Second, there was more or less an over-confidence on the part of the economic managers about the second categories of the known unknowns of oil prices. As previous oil price down cycles bottomed after 60 to 70 percent decline, it was therefore surprising that the Fiscal Authorities initially used $78 benchmark, when we could have turned our knowledge of the previous oil price cycles as essential risk trends to manage the uncertainties with the evolving oil prices in 2014 and early 2015, which could fall to around $40. Further, Dele Sobowale of Vanguard also wrote in “Unrealistic crude benchmark, exchange rate,” that the underlying assumptions of $78 for crude oil price and N160 per dollar for the 2015 national budget “exhibits the triumph of hope and self-delusion over reality and the verdicts of economic history and experience. Neither one of the two key foundations of our budget can, by any stretch of imagination be considered reasonable—given global current situation and trends in 2005.” We also know that on the supply side, the US alone has been adding more than 3 million barrels a day for over four years or more and as the shale gas revolution was gathering momentum, Nigeria also has a reduction in US import volumes by more than 90%. It was argued in my article on “How not to manage the economy” in The Guardian that Nigerians needed to have rational expectations about the budgetary scenarios for $60, $50, $40, and $30 oil prices. The National Assembly subsequently revised the benchmark to $52.

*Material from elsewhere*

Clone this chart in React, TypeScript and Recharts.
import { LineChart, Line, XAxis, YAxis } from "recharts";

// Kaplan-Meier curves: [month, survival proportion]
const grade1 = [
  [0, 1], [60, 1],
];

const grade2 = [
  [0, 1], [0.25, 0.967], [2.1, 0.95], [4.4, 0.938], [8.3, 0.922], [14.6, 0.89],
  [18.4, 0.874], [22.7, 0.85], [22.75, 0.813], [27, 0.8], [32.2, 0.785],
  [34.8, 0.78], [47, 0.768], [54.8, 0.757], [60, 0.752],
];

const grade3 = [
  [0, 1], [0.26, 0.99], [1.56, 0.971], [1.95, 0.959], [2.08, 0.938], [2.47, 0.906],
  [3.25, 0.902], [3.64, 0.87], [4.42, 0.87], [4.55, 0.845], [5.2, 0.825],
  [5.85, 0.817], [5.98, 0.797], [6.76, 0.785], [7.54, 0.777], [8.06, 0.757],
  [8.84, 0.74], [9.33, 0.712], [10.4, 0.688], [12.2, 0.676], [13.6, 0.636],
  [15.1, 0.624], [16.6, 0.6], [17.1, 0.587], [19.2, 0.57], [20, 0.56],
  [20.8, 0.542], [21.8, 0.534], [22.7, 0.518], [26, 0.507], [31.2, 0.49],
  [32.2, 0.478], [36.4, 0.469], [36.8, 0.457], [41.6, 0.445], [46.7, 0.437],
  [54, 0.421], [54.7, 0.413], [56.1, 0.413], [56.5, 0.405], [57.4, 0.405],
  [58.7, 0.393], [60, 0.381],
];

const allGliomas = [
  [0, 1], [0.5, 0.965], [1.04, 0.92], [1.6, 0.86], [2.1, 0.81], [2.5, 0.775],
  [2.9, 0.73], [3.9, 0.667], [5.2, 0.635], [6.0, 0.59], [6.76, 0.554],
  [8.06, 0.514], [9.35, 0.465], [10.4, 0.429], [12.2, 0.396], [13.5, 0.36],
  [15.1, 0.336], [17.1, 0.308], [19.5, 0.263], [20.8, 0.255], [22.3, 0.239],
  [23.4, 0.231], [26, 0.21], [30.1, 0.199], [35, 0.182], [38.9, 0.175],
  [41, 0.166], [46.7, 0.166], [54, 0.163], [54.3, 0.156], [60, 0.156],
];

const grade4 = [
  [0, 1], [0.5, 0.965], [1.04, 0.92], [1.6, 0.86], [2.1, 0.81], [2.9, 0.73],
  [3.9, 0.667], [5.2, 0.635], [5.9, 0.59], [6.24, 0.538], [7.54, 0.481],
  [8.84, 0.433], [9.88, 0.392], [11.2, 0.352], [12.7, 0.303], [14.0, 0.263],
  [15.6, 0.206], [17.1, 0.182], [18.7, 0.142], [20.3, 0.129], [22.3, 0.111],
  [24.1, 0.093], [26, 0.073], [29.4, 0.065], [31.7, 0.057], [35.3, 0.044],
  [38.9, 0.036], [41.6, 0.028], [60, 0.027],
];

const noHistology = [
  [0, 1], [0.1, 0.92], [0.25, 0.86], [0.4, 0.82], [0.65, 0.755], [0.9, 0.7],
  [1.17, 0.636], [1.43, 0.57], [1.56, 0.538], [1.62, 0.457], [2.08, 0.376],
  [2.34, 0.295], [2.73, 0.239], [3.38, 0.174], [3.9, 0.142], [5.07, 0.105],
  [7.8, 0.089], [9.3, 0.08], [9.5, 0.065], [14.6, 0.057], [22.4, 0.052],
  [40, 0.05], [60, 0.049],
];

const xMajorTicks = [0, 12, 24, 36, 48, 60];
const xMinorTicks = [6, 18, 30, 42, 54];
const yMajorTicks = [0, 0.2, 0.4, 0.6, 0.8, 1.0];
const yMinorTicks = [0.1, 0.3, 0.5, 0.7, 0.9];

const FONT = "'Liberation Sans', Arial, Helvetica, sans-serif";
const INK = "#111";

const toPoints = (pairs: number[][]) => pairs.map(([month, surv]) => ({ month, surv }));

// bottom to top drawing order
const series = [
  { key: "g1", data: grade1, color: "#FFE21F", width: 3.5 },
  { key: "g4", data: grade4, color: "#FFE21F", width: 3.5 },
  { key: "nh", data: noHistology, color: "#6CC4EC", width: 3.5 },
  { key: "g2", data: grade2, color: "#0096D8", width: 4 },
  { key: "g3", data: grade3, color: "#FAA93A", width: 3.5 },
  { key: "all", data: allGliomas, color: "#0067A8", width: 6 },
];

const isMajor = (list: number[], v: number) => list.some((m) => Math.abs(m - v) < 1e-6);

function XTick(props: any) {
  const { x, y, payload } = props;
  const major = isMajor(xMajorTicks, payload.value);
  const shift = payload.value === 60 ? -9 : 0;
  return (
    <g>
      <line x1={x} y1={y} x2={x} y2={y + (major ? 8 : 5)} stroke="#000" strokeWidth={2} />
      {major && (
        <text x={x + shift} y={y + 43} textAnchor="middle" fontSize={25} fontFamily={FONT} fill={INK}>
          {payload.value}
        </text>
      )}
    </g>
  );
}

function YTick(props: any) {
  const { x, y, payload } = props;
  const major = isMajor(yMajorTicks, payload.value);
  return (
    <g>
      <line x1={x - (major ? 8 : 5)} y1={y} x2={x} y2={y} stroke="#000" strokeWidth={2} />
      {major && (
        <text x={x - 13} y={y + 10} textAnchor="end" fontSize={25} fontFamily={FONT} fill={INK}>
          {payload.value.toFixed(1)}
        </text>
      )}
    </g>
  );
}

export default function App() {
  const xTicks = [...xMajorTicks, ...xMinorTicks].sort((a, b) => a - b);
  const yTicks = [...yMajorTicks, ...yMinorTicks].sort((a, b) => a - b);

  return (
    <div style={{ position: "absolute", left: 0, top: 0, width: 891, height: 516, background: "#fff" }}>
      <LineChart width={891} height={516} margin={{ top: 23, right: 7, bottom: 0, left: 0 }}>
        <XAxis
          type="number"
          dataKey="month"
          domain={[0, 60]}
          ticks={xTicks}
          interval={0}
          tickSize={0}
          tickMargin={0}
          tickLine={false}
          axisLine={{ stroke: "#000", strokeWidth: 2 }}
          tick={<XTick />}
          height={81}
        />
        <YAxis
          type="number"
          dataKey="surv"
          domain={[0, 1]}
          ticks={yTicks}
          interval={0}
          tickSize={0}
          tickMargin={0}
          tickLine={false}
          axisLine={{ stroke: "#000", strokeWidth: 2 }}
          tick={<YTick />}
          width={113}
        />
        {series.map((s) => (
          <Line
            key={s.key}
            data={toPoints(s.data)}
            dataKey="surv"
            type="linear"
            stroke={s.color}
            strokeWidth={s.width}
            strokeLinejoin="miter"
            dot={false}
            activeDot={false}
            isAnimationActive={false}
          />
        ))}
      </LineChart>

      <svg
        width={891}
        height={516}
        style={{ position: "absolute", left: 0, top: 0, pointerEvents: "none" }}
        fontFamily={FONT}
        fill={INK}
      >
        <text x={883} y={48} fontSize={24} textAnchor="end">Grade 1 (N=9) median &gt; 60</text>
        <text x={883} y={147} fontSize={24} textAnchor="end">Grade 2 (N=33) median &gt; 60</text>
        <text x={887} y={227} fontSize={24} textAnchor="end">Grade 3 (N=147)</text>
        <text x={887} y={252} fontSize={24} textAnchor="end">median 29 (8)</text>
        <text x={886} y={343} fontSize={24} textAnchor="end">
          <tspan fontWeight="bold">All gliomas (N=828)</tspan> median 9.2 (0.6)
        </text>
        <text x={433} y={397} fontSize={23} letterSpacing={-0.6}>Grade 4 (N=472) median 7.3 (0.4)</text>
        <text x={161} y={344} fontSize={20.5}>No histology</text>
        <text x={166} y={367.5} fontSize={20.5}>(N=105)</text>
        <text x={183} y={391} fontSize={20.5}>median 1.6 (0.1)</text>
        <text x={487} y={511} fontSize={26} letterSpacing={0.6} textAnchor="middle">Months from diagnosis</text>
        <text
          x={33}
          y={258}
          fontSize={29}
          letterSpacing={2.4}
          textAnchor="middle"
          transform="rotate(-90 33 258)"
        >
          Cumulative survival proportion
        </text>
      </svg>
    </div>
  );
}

There are also elements of the third categories of unknown unknowns. As a result, forecasts of oil prices going forward remain fraught with wide variations. In the near term, both oil demand due to slow global economic growth and oversupply will keep pressure on oil prices to be weak and volatile. While some see the fall as temporary and prices may have actually stabilized at near $60, others argue that the oil prices have entered a new range of US$20 to US$60 per barrel. There are also other complex factors at work including the surging US dollars, disinflation, and high real interest rates. Over the medium to long term, market forces will take time to work themselves out and lower prices will increase demand and reduce supply. But we cannot also neglect the impacts of geo-political risks, shale productivity yield, conservation and environmental factors on both demand and supply for oil.

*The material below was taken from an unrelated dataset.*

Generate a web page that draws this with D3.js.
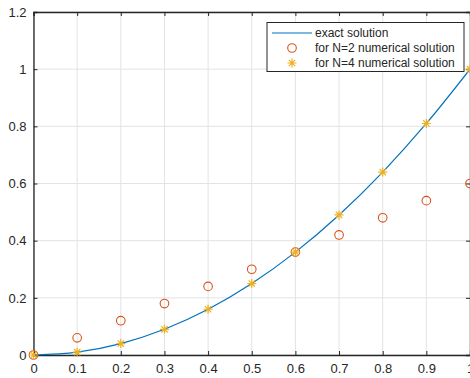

Naira Exchange Rates Knowns and Unknowns
What were the known knowns in respect of exchange rate management? First, Monetary Policy Trilemma states that a country can only choose two combinations of exchange rate stability, monetary independence, and open capital mobility. This is one of the essential points made in my article on “The Unholy Trinity and Nigeria’s Misery Index” in THISDAY in June 2014, which tries to dissect the inaugural speech of Governor Emefiele. From 1986, the country opted for more open capital mobility, less exchange rate stability, and more monetary independence. In particular, over the past five years, policies were characterized by incentives for short-term portfolio capital inflows with persistent high interest rates, with relatively low controls on short-term capital movements and heavy intervention in the foreign exchange market. The era of capital feast was followed by capital famine from 2013 when foreign portfolio investors started taking a flight putting downward pressure on the exchange rate and foreign reserves, which declined from a high of 30% of GDP in 2007 to 6% of GDP, the second lowest since the 1980s, and near 4 months of imports.

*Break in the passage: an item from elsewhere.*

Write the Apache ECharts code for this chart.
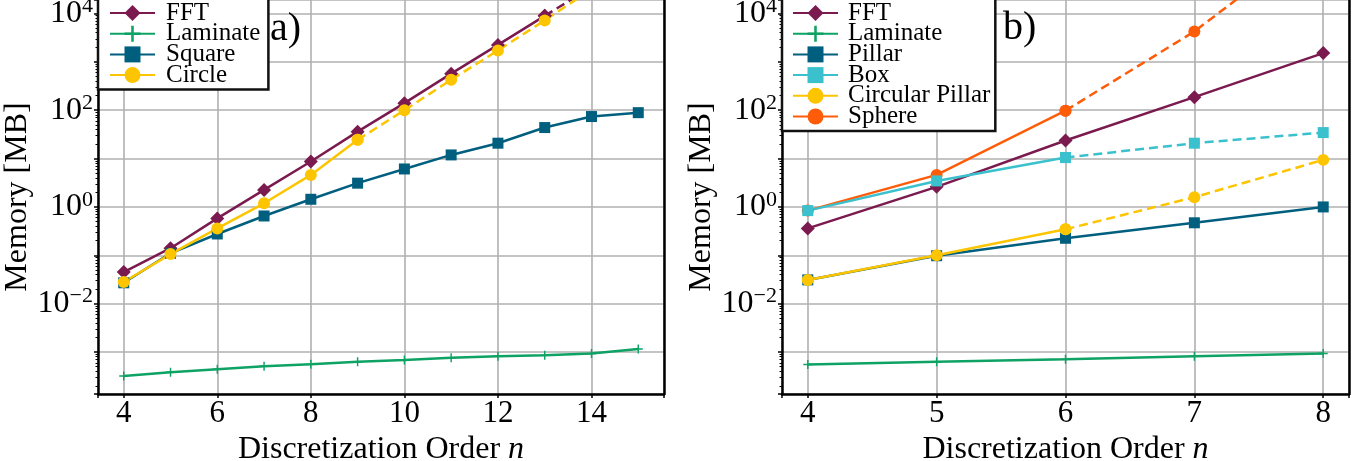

The reality of a Policy Quadrilemma then sets in as the foreign reserves now became a major constraint to maneuvering around the Policy Trilemma. It was surprising that the CBN Governor was quoted by Bloomberg as indicating that the CBN had policy window to maneuver with a reserve of $30 billion in 2015 compared to $10 billion in 2001. However, the ratio of foreign reserves to GDP was higher than 20 percent and amounted to more than eight months of imports in 2001. In absolute terms, the level of reserves is now much lower relative to $52 billion in place during the last oil price shock in 2008. Policy Trilemma and Quadrilemma also explain the resistance to the initial attempt by the CBN to have capital controls on the exchange rate, which poses risk for inclusion of Nigerian bonds in the JP Morgan index. In the article on the Central Bank’s capitulation in the Guardian, it was noted that the MPC had set itself up for the financial markets to lead it towards an exchange rate of N200 to $1; which has essentially materialized. The interbank rate has hovered around N200 to $1 and parallel market rate has touched N230 to $1 and may still widen judging by expectations of some foreign portfolio investors. Some have been predicting N300 to $1; not impossible if foreign reserves head towards $20 billion or below 4% of GDP and three months of imports respectively. At this point in time, however, this level will appear to be more of an exchange rate overshooting due to uncertainty relating to the elections and low risk appetite, which is driving people to protect them by selling an asset whose price is already declining and to load their portfolios with safer assets.
In conclusion, in a crisis period, information is highly imperfect as the combined ratio of the second and third categories are usually higher than the first categories; that is to say that uncertainties and ignorance are greater than observed risk trends. However, it is essential to capitalize and not ignore the first category of known knowns, nor be overconfident about the second category of known unknowns, while trying to be imaginative about the third category of unknown unknowns. With knowledge and imagination, efforts could be made to turn the second category into the first category, convert the third category into the second category, while recognizing that there will always be elements of the third category. But, it also implies that there is a need to be broad-minded with a pluralism approach to economic management.